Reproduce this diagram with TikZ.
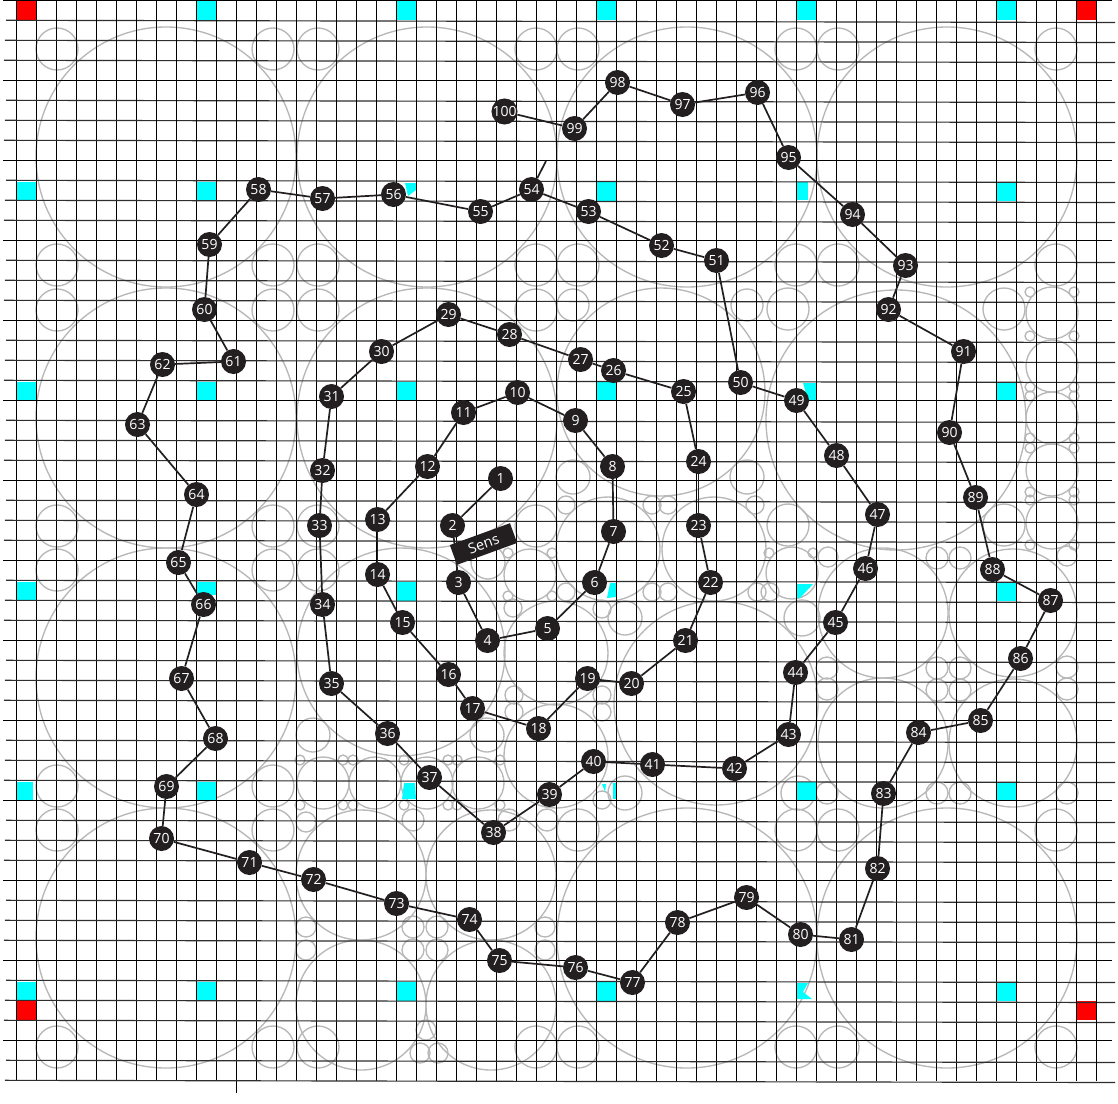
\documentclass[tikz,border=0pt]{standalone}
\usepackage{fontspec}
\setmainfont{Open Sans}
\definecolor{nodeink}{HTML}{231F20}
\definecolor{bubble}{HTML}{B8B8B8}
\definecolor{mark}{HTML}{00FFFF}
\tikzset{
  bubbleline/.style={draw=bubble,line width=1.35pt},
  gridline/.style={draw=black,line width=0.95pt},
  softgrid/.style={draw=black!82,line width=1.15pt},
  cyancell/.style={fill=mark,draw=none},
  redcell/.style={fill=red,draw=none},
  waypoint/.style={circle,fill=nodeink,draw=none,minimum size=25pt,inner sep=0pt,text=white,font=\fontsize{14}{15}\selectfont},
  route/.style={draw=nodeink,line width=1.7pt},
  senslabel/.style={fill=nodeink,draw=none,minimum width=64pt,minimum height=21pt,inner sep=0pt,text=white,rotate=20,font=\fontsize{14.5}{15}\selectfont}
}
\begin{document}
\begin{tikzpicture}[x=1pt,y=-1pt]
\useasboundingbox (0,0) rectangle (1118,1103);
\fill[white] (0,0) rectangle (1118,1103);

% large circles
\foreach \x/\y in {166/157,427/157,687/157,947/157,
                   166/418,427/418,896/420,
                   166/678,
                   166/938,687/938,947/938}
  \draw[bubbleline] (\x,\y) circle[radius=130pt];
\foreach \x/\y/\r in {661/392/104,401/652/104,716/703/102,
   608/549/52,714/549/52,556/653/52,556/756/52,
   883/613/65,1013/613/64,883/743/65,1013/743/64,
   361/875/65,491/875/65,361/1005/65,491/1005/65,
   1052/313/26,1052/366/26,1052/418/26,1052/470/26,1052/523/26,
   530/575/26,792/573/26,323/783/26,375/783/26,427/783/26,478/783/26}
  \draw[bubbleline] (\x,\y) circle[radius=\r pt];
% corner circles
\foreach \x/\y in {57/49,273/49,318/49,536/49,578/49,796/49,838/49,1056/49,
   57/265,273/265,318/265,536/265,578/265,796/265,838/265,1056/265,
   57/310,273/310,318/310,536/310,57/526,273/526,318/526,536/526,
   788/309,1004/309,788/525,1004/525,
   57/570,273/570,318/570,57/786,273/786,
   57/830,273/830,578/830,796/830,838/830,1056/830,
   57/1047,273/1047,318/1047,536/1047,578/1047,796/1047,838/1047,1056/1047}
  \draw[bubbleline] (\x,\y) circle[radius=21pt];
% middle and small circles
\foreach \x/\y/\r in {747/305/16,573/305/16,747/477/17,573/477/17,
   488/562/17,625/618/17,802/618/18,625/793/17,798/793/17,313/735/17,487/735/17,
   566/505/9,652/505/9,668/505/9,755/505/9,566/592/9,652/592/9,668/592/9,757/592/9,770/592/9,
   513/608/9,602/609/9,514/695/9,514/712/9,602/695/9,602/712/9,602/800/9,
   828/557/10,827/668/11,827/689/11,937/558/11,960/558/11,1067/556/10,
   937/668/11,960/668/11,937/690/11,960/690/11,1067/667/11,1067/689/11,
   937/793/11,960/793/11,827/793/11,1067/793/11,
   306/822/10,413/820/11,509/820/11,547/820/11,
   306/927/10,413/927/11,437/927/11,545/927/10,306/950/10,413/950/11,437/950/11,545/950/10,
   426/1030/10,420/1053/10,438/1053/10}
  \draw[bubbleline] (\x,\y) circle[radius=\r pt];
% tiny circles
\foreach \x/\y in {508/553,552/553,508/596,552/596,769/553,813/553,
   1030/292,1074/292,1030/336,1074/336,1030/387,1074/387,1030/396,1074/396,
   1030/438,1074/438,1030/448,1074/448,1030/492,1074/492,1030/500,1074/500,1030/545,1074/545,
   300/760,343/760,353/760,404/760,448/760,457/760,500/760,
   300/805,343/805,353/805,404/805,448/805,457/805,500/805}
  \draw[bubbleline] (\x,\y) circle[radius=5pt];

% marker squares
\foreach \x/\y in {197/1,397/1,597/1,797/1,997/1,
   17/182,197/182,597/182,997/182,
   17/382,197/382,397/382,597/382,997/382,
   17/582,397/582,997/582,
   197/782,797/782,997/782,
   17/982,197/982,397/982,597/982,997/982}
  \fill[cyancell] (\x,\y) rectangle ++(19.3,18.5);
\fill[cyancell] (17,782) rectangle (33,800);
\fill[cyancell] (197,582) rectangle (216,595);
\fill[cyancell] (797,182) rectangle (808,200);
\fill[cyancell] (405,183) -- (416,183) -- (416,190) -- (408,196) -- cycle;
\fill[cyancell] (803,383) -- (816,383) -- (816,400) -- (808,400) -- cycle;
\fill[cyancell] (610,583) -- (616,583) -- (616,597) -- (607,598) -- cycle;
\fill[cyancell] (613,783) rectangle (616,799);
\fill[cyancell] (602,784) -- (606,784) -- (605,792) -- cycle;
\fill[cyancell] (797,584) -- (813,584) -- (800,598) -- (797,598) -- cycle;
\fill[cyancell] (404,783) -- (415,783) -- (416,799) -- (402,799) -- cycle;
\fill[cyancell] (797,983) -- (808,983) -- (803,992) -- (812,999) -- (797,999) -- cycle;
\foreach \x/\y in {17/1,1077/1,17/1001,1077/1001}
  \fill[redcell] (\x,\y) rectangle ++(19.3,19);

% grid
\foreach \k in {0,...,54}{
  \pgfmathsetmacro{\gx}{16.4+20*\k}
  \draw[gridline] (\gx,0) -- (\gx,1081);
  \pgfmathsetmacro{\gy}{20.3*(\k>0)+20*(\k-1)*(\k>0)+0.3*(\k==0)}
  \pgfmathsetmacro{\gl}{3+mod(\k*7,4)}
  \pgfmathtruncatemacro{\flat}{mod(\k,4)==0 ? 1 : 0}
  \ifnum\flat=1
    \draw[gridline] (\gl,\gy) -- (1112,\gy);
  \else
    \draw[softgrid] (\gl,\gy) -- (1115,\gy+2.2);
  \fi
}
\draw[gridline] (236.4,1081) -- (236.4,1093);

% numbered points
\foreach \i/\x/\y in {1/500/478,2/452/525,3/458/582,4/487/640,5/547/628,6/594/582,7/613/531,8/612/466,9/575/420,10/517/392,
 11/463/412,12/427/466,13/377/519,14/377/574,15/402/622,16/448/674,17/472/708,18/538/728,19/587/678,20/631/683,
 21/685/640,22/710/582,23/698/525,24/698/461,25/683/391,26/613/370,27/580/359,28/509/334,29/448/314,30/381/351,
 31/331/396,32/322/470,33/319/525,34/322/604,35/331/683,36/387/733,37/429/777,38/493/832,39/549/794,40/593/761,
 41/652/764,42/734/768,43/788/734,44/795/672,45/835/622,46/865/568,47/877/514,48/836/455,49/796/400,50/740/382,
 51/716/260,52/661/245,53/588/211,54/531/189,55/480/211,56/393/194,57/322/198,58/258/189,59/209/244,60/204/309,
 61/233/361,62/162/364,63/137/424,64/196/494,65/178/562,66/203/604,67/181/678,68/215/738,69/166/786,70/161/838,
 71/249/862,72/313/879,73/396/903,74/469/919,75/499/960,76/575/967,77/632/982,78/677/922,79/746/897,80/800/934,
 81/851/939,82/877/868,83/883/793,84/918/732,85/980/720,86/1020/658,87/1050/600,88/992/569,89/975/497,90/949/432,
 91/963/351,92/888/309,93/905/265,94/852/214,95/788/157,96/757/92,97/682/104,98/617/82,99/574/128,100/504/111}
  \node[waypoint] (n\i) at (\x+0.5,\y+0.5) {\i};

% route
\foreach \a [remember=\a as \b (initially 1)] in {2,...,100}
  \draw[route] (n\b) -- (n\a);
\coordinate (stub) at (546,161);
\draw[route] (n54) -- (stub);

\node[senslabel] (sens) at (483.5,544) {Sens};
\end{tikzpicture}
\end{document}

------------------------------------

-- SHORT PROBLEM --
Reproduce the material in full, word for word, and omit the pictures.

-- EXPECTED OUTPUT --
Reproduce this diagram with TikZ.
\documentclass[tikz,border=0pt]{standalone}
\usepackage{fontspec}
\setmainfont{Open Sans}
\definecolor{nodeink}{HTML}{231F20}
\definecolor{bubble}{HTML}{B8B8B8}
\definecolor{mark}{HTML}{00FFFF}
\tikzset{
  bubbleline/.style={draw=bubble,line width=1.35pt},
  gridline/.style={draw=black,line width=0.95pt},
  softgrid/.style={draw=black!82,line width=1.15pt},
  cyancell/.style={fill=mark,draw=none},
  redcell/.style={fill=red,draw=none},
  waypoint/.style={circle,fill=nodeink,draw=none,minimum size=25pt,inner sep=0pt,text=white,font=\fontsize{14}{15}\selectfont},
  route/.style={draw=nodeink,line width=1.7pt},
  senslabel/.style={fill=nodeink,draw=none,minimum width=64pt,minimum height=21pt,inner sep=0pt,text=white,rotate=20,font=\fontsize{14.5}{15}\selectfont}
}
\begin{document}
\begin{tikzpicture}[x=1pt,y=-1pt]
\useasboundingbox (0,0) rectangle (1118,1103);
\fill[white] (0,0) rectangle (1118,1103);

% large circles
\foreach \x/\y in {166/157,427/157,687/157,947/157,
                   166/418,427/418,896/420,
                   166/678,
                   166/938,687/938,947/938}
  \draw[bubbleline] (\x,\y) circle[radius=130pt];
\foreach \x/\y/\r in {661/392/104,401/652/104,716/703/102,
   608/549/52,714/549/52,556/653/52,556/756/52,
   883/613/65,1013/613/64,883/743/65,1013/743/64,
   361/875/65,491/875/65,361/1005/65,491/1005/65,
   1052/313/26,1052/366/26,1052/418/26,1052/470/26,1052/523/26,
   530/575/26,792/573/26,323/783/26,375/783/26,427/783/26,478/783/26}
  \draw[bubbleline] (\x,\y) circle[radius=\r pt];
% corner circles
\foreach \x/\y in {57/49,273/49,318/49,536/49,578/49,796/49,838/49,1056/49,
   57/265,273/265,318/265,536/265,578/265,796/265,838/265,1056/265,
   57/310,273/310,318/310,536/310,57/526,273/526,318/526,536/526,
   788/309,1004/309,788/525,1004/525,
   57/570,273/570,318/570,57/786,273/786,
   57/830,273/830,578/830,796/830,838/830,1056/830,
   57/1047,273/1047,318/1047,536/1047,578/1047,796/1047,838/1047,1056/1047}
  \draw[bubbleline] (\x,\y) circle[radius=21pt];
% middle and small circles
\foreach \x/\y/\r in {747/305/16,573/305/16,747/477/17,573/477/17,
   488/562/17,625/618/17,802/618/18,625/793/17,798/793/17,313/735/17,487/735/17,
   566/505/9,652/505/9,668/505/9,755/505/9,566/592/9,652/592/9,668/592/9,757/592/9,770/592/9,
   513/608/9,602/609/9,514/695/9,514/712/9,602/695/9,602/712/9,602/800/9,
   828/557/10,827/668/11,827/689/11,937/558/11,960/558/11,1067/556/10,
   937/668/11,960/668/11,937/690/11,960/690/11,1067/667/11,1067/689/11,
   937/793/11,960/793/11,827/793/11,1067/793/11,
   306/822/10,413/820/11,509/820/11,547/820/11,
   306/927/10,413/927/11,437/927/11,545/927/10,306/950/10,413/950/11,437/950/11,545/950/10,
   426/1030/10,420/1053/10,438/1053/10}
  \draw[bubbleline] (\x,\y) circle[radius=\r pt];
% tiny circles
\foreach \x/\y in {508/553,552/553,508/596,552/596,769/553,813/553,
   1030/292,1074/292,1030/336,1074/336,1030/387,1074/387,1030/396,1074/396,
   1030/438,1074/438,1030/448,1074/448,1030/492,1074/492,1030/500,1074/500,1030/545,1074/545,
   300/760,343/760,353/760,404/760,448/760,457/760,500/760,
   300/805,343/805,353/805,404/805,448/805,457/805,500/805}
  \draw[bubbleline] (\x,\y) circle[radius=5pt];

% marker squares
\foreach \x/\y in {197/1,397/1,597/1,797/1,997/1,
   17/182,197/182,597/182,997/182,
   17/382,197/382,397/382,597/382,997/382,
   17/582,397/582,997/582,
   197/782,797/782,997/782,
   17/982,197/982,397/982,597/982,997/982}
  \fill[cyancell] (\x,\y) rectangle ++(19.3,18.5);
\fill[cyancell] (17,782) rectangle (33,800);
\fill[cyancell] (197,582) rectangle (216,595);
\fill[cyancell] (797,182) rectangle (808,200);
\fill[cyancell] (405,183) -- (416,183) -- (416,190) -- (408,196) -- cycle;
\fill[cyancell] (803,383) -- (816,383) -- (816,400) -- (808,400) -- cycle;
\fill[cyancell] (610,583) -- (616,583) -- (616,597) -- (607,598) -- cycle;
\fill[cyancell] (613,783) rectangle (616,799);
\fill[cyancell] (602,784) -- (606,784) -- (605,792) -- cycle;
\fill[cyancell] (797,584) -- (813,584) -- (800,598) -- (797,598) -- cycle;
\fill[cyancell] (404,783) -- (415,783) -- (416,799) -- (402,799) -- cycle;
\fill[cyancell] (797,983) -- (808,983) -- (803,992) -- (812,999) -- (797,999) -- cycle;
\foreach \x/\y in {17/1,1077/1,17/1001,1077/1001}
  \fill[redcell] (\x,\y) rectangle ++(19.3,19);

% grid
\foreach \k in {0,...,54}{
  \pgfmathsetmacro{\gx}{16.4+20*\k}
  \draw[gridline] (\gx,0) -- (\gx,1081);
  \pgfmathsetmacro{\gy}{20.3*(\k>0)+20*(\k-1)*(\k>0)+0.3*(\k==0)}
  \pgfmathsetmacro{\gl}{3+mod(\k*7,4)}
  \pgfmathtruncatemacro{\flat}{mod(\k,4)==0 ? 1 : 0}
  \ifnum\flat=1
    \draw[gridline] (\gl,\gy) -- (1112,\gy);
  \else
    \draw[softgrid] (\gl,\gy) -- (1115,\gy+2.2);
  \fi
}
\draw[gridline] (236.4,1081) -- (236.4,1093);

% numbered points
\foreach \i/\x/\y in {1/500/478,2/452/525,3/458/582,4/487/640,5/547/628,6/594/582,7/613/531,8/612/466,9/575/420,10/517/392,
 11/463/412,12/427/466,13/377/519,14/377/574,15/402/622,16/448/674,17/472/708,18/538/728,19/587/678,20/631/683,
 21/685/640,22/710/582,23/698/525,24/698/461,25/683/391,26/613/370,27/580/359,28/509/334,29/448/314,30/381/351,
 31/331/396,32/322/470,33/319/525,34/322/604,35/331/683,36/387/733,37/429/777,38/493/832,39/549/794,40/593/761,
 41/652/764,42/734/768,43/788/734,44/795/672,45/835/622,46/865/568,47/877/514,48/836/455,49/796/400,50/740/382,
 51/716/260,52/661/245,53/588/211,54/531/189,55/480/211,56/393/194,57/322/198,58/258/189,59/209/244,60/204/309,
 61/233/361,62/162/364,63/137/424,64/196/494,65/178/562,66/203/604,67/181/678,68/215/738,69/166/786,70/161/838,
 71/249/862,72/313/879,73/396/903,74/469/919,75/499/960,76/575/967,77/632/982,78/677/922,79/746/897,80/800/934,
 81/851/939,82/877/868,83/883/793,84/918/732,85/980/720,86/1020/658,87/1050/600,88/992/569,89/975/497,90/949/432,
 91/963/351,92/888/309,93/905/265,94/852/214,95/788/157,96/757/92,97/682/104,98/617/82,99/574/128,100/504/111}
  \node[waypoint] (n\i) at (\x+0.5,\y+0.5) {\i};

% route
\foreach \a [remember=\a as \b (initially 1)] in {2,...,100}
  \draw[route] (n\b) -- (n\a);
\coordinate (stub) at (546,161);
\draw[route] (n54) -- (stub);

\node[senslabel] (sens) at (483.5,544) {Sens};
\end{tikzpicture}
\end{document}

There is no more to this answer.